An oath sworn by Alammuš, Nanna, Ningal, Ninshubur and other deities which, if broken, was meant to result in infertility is mentioned in a seal inscription of a certain Kussulu. Another inhabitant of Ur, Elali, who was his debtor, was apparently able to raise a family despite breaking the oath, leading Kussulu to implore the same gods again to enforce the contract. Legal texts from the Kingdom of Ḫana mention him alongside deities such as Marduk, Shamash, Annunitum and Adad. One mentions a field which was regarded as property of this god. He is also mentioned in the inscription on a kudurru (boundary stone) from the reign of Marduk-apla-iddina I alongside Ningublaga, as well as a large number of other deities, including Nergal, Ishum, Mammitum, Ištaran and Tishpak. He is also mentioned in an Udug-hul incantation.

Alammuš was worshiped in Uruk in the Seleucid period, though he is absent from earlier sources from the city from the neo-Babylonian period. Julia Krul proposes that his introduction was tied to increased focus on astronomy in local intellectual circles and resulting interest in astral deities, such as Šulpae and the two pairs of "astral twins." He was paired with Ningubalaga during the annual akitu festival of Anu. He is however not attested in personal names or legal texts.
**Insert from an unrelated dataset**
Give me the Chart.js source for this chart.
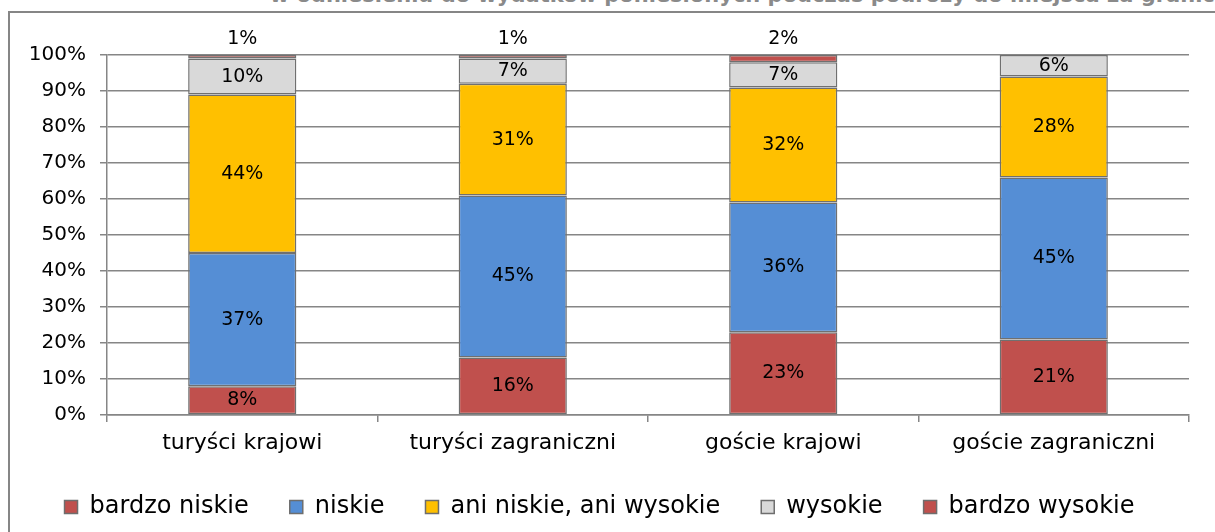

Theophoric names invoking Alammuš are known, one example being Awīl-Alammuš. It is unclear if Early Dynastic names from Ur with the element LÀL, but without a dingir (so-called "divine determinative," a sign which preceded names of deities in cuneiform), should be understood as invoking him.

==Mythology==
Alammuš appears very rarely in known literary texts. He is mentioned in Lamentation over the Destruction of Sumer and Ur, where it is stated that he "laid down the staff" during the described tumultuous period. Another text, possibly a fragment of a myth about Nanna going on a journey, describes him as "suitable for justice like Utu."